_Stated goal_: Reproduce the listing below without changes, except that pictures are left out.

_Dataset extract_:
══════════

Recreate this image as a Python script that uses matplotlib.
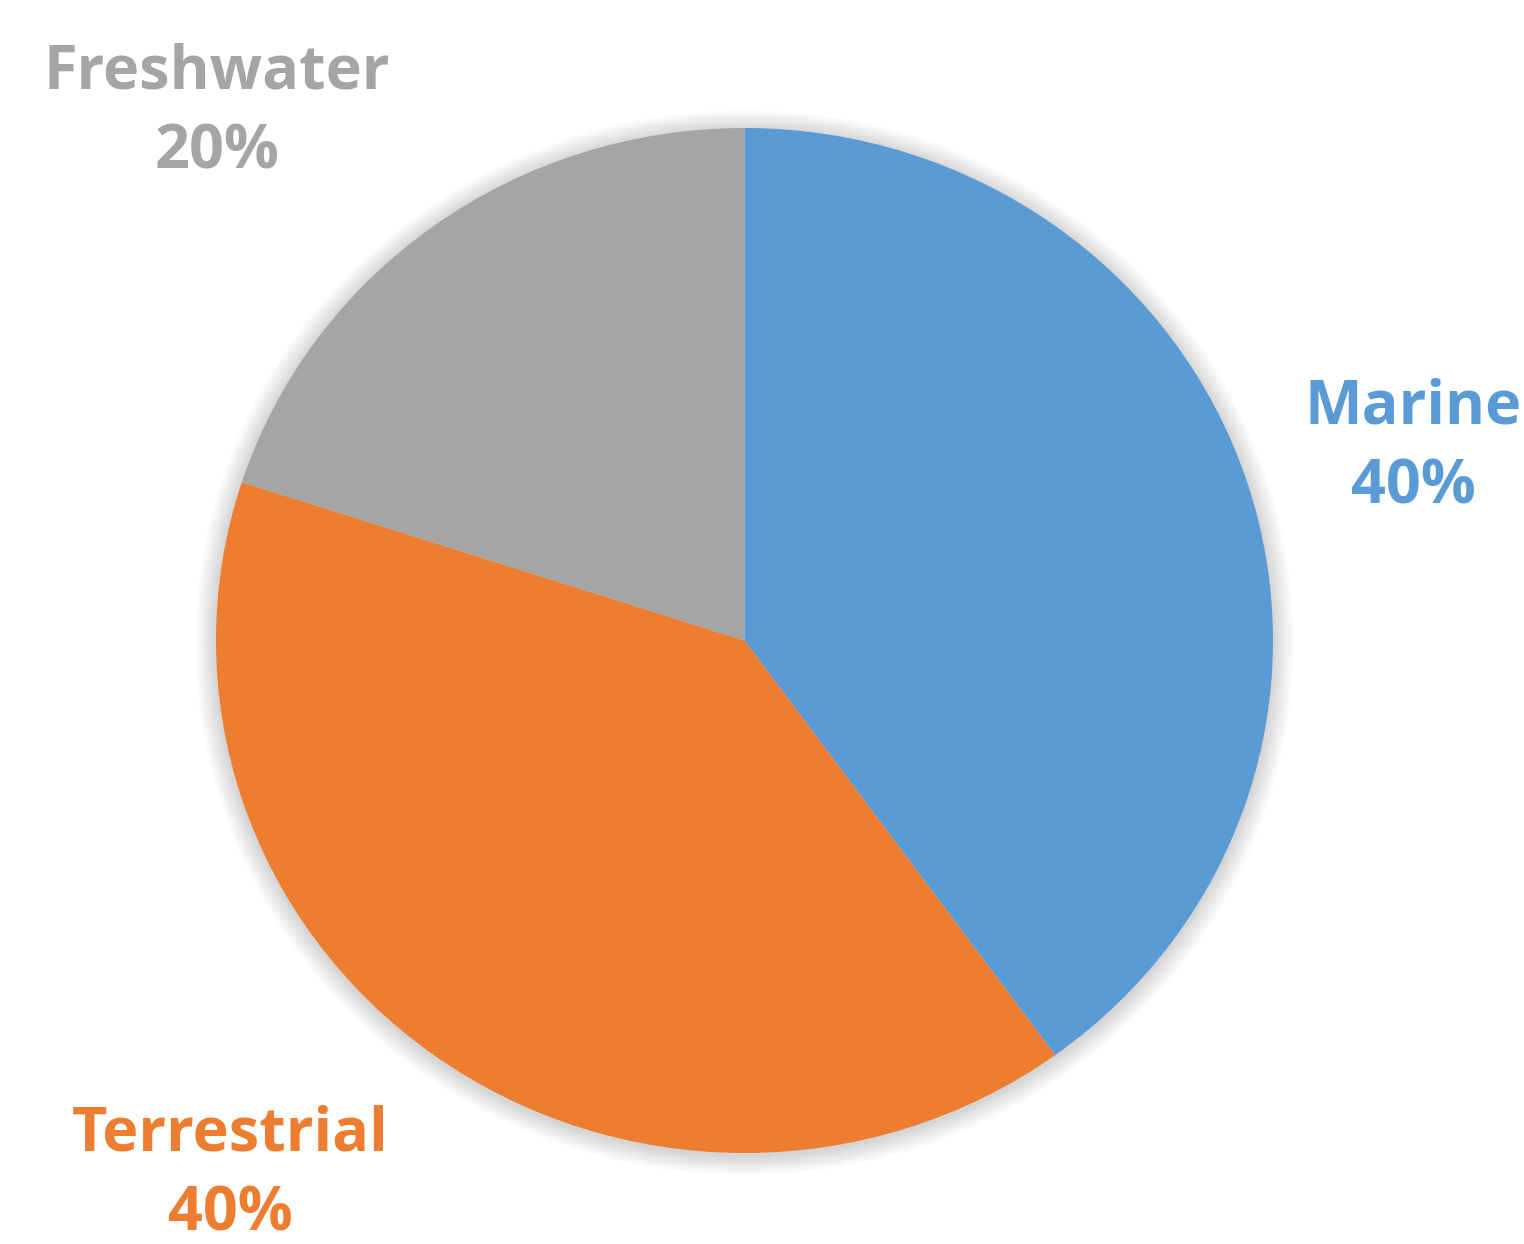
import matplotlib.pyplot as plt
from matplotlib.patches import Ellipse

# habitat shares
habitats = ['Marine', 'Terrestrial', 'Freshwater']
shares = [40, 40, 20]
colors = ['#5B9BD5', '#ED7D31', '#A5A5A5']

W, H = 1524, 1244
fig = plt.figure(figsize=(W / 100, H / 100), dpi=100)

# pie box in image pixels (slightly wider than tall, as in the picture)
left, top, right, bottom = 216, 128, 1273, 1153
ax = fig.add_axes([left / W, 1 - bottom / H, (right - left) / W, (bottom - top) / H])

# soft shadow behind the pie
for i in range(14):
    s = 1 + 0.0028 * (14 - i)
    ax.add_patch(Ellipse((0, -0.004), 2 * s, 2 * s, color='#000000', alpha=0.012,
                         lw=0, zorder=0, clip_on=False))

wedges, _ = ax.pie(shares, colors=colors, startangle=90, counterclock=False,
                   radius=1, wedgeprops=dict(linewidth=0, zorder=2))
ax.set_aspect('auto')
ax.set_xlim(-1, 1)
ax.set_ylim(-1, 1)
ax.axis('off')

# label positions (pixel centres from the picture)
label_pos = [(1413, 448), (230, 1175), (217, 113)]
for name, val, col, (lx, ly) in zip(habitats, shares, colors, label_pos):
    fig.text(lx / W, 1 - ly / H, f'{name}\n{val}%', ha='center', va='center',
             fontsize=44, fontweight='bold', color=col, family='Open Sans',
             linespacing=1.4)

fig.savefig('out.png', dpi=100)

══════════

_Solution for this exercise_:
Recreate this image as a Python script that uses matplotlib.
import matplotlib.pyplot as plt
from matplotlib.patches import Ellipse

# habitat shares
habitats = ['Marine', 'Terrestrial', 'Freshwater']
shares = [40, 40, 20]
colors = ['#5B9BD5', '#ED7D31', '#A5A5A5']

W, H = 1524, 1244
fig = plt.figure(figsize=(W / 100, H / 100), dpi=100)

# pie box in image pixels (slightly wider than tall, as in the picture)
left, top, right, bottom = 216, 128, 1273, 1153
ax = fig.add_axes([left / W, 1 - bottom / H, (right - left) / W, (bottom - top) / H])

# soft shadow behind the pie
for i in range(14):
    s = 1 + 0.0028 * (14 - i)
    ax.add_patch(Ellipse((0, -0.004), 2 * s, 2 * s, color='#000000', alpha=0.012,
                         lw=0, zorder=0, clip_on=False))

wedges, _ = ax.pie(shares, colors=colors, startangle=90, counterclock=False,
                   radius=1, wedgeprops=dict(linewidth=0, zorder=2))
ax.set_aspect('auto')
ax.set_xlim(-1, 1)
ax.set_ylim(-1, 1)
ax.axis('off')

# label positions (pixel centres from the picture)
label_pos = [(1413, 448), (230, 1175), (217, 113)]
for name, val, col, (lx, ly) in zip(habitats, shares, colors, label_pos):
    fig.text(lx / W, 1 - ly / H, f'{name}\n{val}%', ha='center', va='center',
             fontsize=44, fontweight='bold', color=col, family='Open Sans',
             linespacing=1.4)

fig.savefig('out.png', dpi=100)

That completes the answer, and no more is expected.